* _Dataset content_
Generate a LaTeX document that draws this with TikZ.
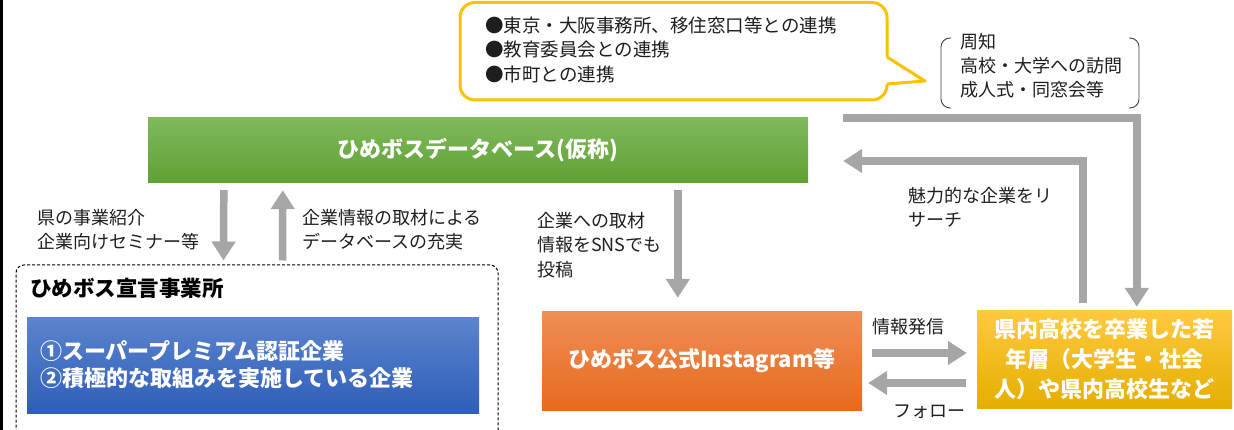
\documentclass[tikz,border=0pt]{standalone}
\usepackage{fontspec}
\setmainfont{Noto Sans CJK JP}
\usetikzlibrary{arrows.meta,calc}
\definecolor{arrgray}{RGB}{166,166,166}
\definecolor{txt}{RGB}{30,30,30}
\definecolor{callgold}{RGB}{255,192,0}
\definecolor{greentop}{RGB}{126,186,92}
\definecolor{greenbot}{RGB}{97,160,52}
\definecolor{bluetop}{RGB}{92,132,206}
\definecolor{bluebot}{RGB}{46,94,184}
\definecolor{orangetop}{RGB}{240,142,86}
\definecolor{orangebot}{RGB}{230,106,30}
\definecolor{yeltop}{RGB}{255,201,64}
\definecolor{yelbot}{RGB}{228,174,0}
\definecolor{brk}{RGB}{64,64,64}
\begin{document}
\begin{tikzpicture}[x=1pt,y=-1pt,
  lbl/.style={anchor=west, inner sep=0pt, align=left, text=txt, font=\fontsize{18}{24.5}\selectfont},
  garrow/.style={draw=arrgray, line width=7.5pt, -{Triangle[width=23pt,length=19pt]}},
  bigbox/.style={draw=none, inner sep=0pt, text=white, align=center, font=\bfseries\fontsize{22}{30}\selectfont},
]
\useasboundingbox (0,0) rectangle (1234,430);
\clip (0,0) rectangle (1234,430);

% left frame line
\draw[line width=3pt, black] (1.5,0) -- (1.5,430);

% callout
\draw[callgold, line width=3pt, fill=white, rounded corners=15pt] (460,2.5) rectangle (887,100);
\fill[white] (884,57) -- (887,57) -- (925,81) -- (887,84) -- (884,84) -- cycle;
\draw[callgold, line width=3pt, line join=round] (887,57) -- (925,81) -- (887,84);
\node[lbl, font=\fontsize{18.5}{24.5}\selectfont] (call) at (485,49.5)
  {●東京・大阪事務所、移住窓口等との連携\\●教育委員会との連携\\●市町との連携};

% bracket note
\draw[brk, line width=0.9pt, rounded corners=9pt] (951,38) -- (941,38) -- (941,108) -- (951,108);
\draw[brk, line width=0.9pt, rounded corners=9pt] (1129,38) -- (1139,38) -- (1139,108) -- (1129,108);
\node[lbl, font=\fontsize{18}{24}\selectfont] (note) at (960,66)
  {周知\\高校・大学への訪問\\成人式・同窓会等};

% database box
\node[bigbox, top color=greentop, bottom color=greenbot, minimum width=660pt, minimum height=65pt]
  (db) at (478,150.5) {ひめボスデータベース(仮称)};

% declaration (dashed) box
\node[draw=black, dash pattern=on 3pt off 2pt, line width=1pt, rounded corners=8pt,
  minimum width=482pt, minimum height=190pt, inner sep=0pt] (decl) at (257,360) {};
\node[anchor=west, inner sep=0pt, text=black, font=\bfseries\fontsize{21.5}{26}\selectfont]
  (decltitle) at (30,288) {ひめボス宣言事業所};
\node[bigbox, top color=bluetop, bottom color=bluebot, minimum width=452pt, minimum height=96pt,
  text width=426pt, align=left, font=\bfseries\fontsize{22}{27}\selectfont]
  (firms) at (253,365) {①スーパープレミアム認証企業\\②積極的な取組みを実施している企業};

% instagram box
\node[bigbox, top color=orangetop, bottom color=orangebot, minimum width=320pt, minimum height=98pt]
  (insta) at (702,361) {ひめボス公式Instagram等};

% target group box
\node[bigbox, top color=yeltop, bottom color=yelbot, minimum width=255pt, minimum height=97pt]
  (ykk) at (1104.5,359.5) {県内高校を卒業した若\\年層（大学生・社会\\人）や県内高校生など};

% arrows
\draw[garrow] ($(db.south west)+(76,7)$) -- ($(decl.north west)+(208,-4)$);
\draw[garrow] ($(decl.north west)+(267,-4)$) -- ($(db.south west)+(135,7)$);
\draw[garrow] ($(db.south west)+(530,7)$) -- ($(insta.north west)+(136,-14)$);
\draw[garrow] ($(db.north east)+(35,0)$) -| ($(ykk.north west)+(160,-4)$);
\draw[garrow] ($(ykk.north west)+(106,-8)$) |- ($(db.east)+(35,10.5)$);
\draw[garrow] ($(insta.east)+(10,-8)$) -- ($(ykk.west)+(-10,-6.5)$);
\draw[garrow] ($(ykk.west)+(-11,23.5)$) -- ($(insta.east)+(6,22)$);

% labels
\node[lbl] (l1) at (37,229.5) {県の事業紹介\\企業向けセミナー等};
\node[lbl] (l2) at (302,229.5) {企業情報の取材による\\データベースの充実};
\node[lbl] (l3) at (537,245) {企業への取材\\情報をSNSでも\\投稿};
\node[lbl] (l4) at (908,207.5) {魅力的な企業をリ\\サーチ};
\node[lbl] (l5) at (872,327) {情報発信};
\node[lbl] (l6) at (893,412) {フォロー};
\end{tikzpicture}
\end{document}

* _Set problem_
Each line of the data should be quoted exactly, with pictures left out.

* _Task response_
Generate a LaTeX document that draws this with TikZ.
\documentclass[tikz,border=0pt]{standalone}
\usepackage{fontspec}
\setmainfont{Noto Sans CJK JP}
\usetikzlibrary{arrows.meta,calc}
\definecolor{arrgray}{RGB}{166,166,166}
\definecolor{txt}{RGB}{30,30,30}
\definecolor{callgold}{RGB}{255,192,0}
\definecolor{greentop}{RGB}{126,186,92}
\definecolor{greenbot}{RGB}{97,160,52}
\definecolor{bluetop}{RGB}{92,132,206}
\definecolor{bluebot}{RGB}{46,94,184}
\definecolor{orangetop}{RGB}{240,142,86}
\definecolor{orangebot}{RGB}{230,106,30}
\definecolor{yeltop}{RGB}{255,201,64}
\definecolor{yelbot}{RGB}{228,174,0}
\definecolor{brk}{RGB}{64,64,64}
\begin{document}
\begin{tikzpicture}[x=1pt,y=-1pt,
  lbl/.style={anchor=west, inner sep=0pt, align=left, text=txt, font=\fontsize{18}{24.5}\selectfont},
  garrow/.style={draw=arrgray, line width=7.5pt, -{Triangle[width=23pt,length=19pt]}},
  bigbox/.style={draw=none, inner sep=0pt, text=white, align=center, font=\bfseries\fontsize{22}{30}\selectfont},
]
\useasboundingbox (0,0) rectangle (1234,430);
\clip (0,0) rectangle (1234,430);

% left frame line
\draw[line width=3pt, black] (1.5,0) -- (1.5,430);

% callout
\draw[callgold, line width=3pt, fill=white, rounded corners=15pt] (460,2.5) rectangle (887,100);
\fill[white] (884,57) -- (887,57) -- (925,81) -- (887,84) -- (884,84) -- cycle;
\draw[callgold, line width=3pt, line join=round] (887,57) -- (925,81) -- (887,84);
\node[lbl, font=\fontsize{18.5}{24.5}\selectfont] (call) at (485,49.5)
  {●東京・大阪事務所、移住窓口等との連携\\●教育委員会との連携\\●市町との連携};

% bracket note
\draw[brk, line width=0.9pt, rounded corners=9pt] (951,38) -- (941,38) -- (941,108) -- (951,108);
\draw[brk, line width=0.9pt, rounded corners=9pt] (1129,38) -- (1139,38) -- (1139,108) -- (1129,108);
\node[lbl, font=\fontsize{18}{24}\selectfont] (note) at (960,66)
  {周知\\高校・大学への訪問\\成人式・同窓会等};

% database box
\node[bigbox, top color=greentop, bottom color=greenbot, minimum width=660pt, minimum height=65pt]
  (db) at (478,150.5) {ひめボスデータベース(仮称)};

% declaration (dashed) box
\node[draw=black, dash pattern=on 3pt off 2pt, line width=1pt, rounded corners=8pt,
  minimum width=482pt, minimum height=190pt, inner sep=0pt] (decl) at (257,360) {};
\node[anchor=west, inner sep=0pt, text=black, font=\bfseries\fontsize{21.5}{26}\selectfont]
  (decltitle) at (30,288) {ひめボス宣言事業所};
\node[bigbox, top color=bluetop, bottom color=bluebot, minimum width=452pt, minimum height=96pt,
  text width=426pt, align=left, font=\bfseries\fontsize{22}{27}\selectfont]
  (firms) at (253,365) {①スーパープレミアム認証企業\\②積極的な取組みを実施している企業};

% instagram box
\node[bigbox, top color=orangetop, bottom color=orangebot, minimum width=320pt, minimum height=98pt]
  (insta) at (702,361) {ひめボス公式Instagram等};

% target group box
\node[bigbox, top color=yeltop, bottom color=yelbot, minimum width=255pt, minimum height=97pt]
  (ykk) at (1104.5,359.5) {県内高校を卒業した若\\年層（大学生・社会\\人）や県内高校生など};

% arrows
\draw[garrow] ($(db.south west)+(76,7)$) -- ($(decl.north west)+(208,-4)$);
\draw[garrow] ($(decl.north west)+(267,-4)$) -- ($(db.south west)+(135,7)$);
\draw[garrow] ($(db.south west)+(530,7)$) -- ($(insta.north west)+(136,-14)$);
\draw[garrow] ($(db.north east)+(35,0)$) -| ($(ykk.north west)+(160,-4)$);
\draw[garrow] ($(ykk.north west)+(106,-8)$) |- ($(db.east)+(35,10.5)$);
\draw[garrow] ($(insta.east)+(10,-8)$) -- ($(ykk.west)+(-10,-6.5)$);
\draw[garrow] ($(ykk.west)+(-11,23.5)$) -- ($(insta.east)+(6,22)$);

% labels
\node[lbl] (l1) at (37,229.5) {県の事業紹介\\企業向けセミナー等};
\node[lbl] (l2) at (302,229.5) {企業情報の取材による\\データベースの充実};
\node[lbl] (l3) at (537,245) {企業への取材\\情報をSNSでも\\投稿};
\node[lbl] (l4) at (908,207.5) {魅力的な企業をリ\\サーチ};
\node[lbl] (l5) at (872,327) {情報発信};
\node[lbl] (l6) at (893,412) {フォロー};
\end{tikzpicture}
\end{document}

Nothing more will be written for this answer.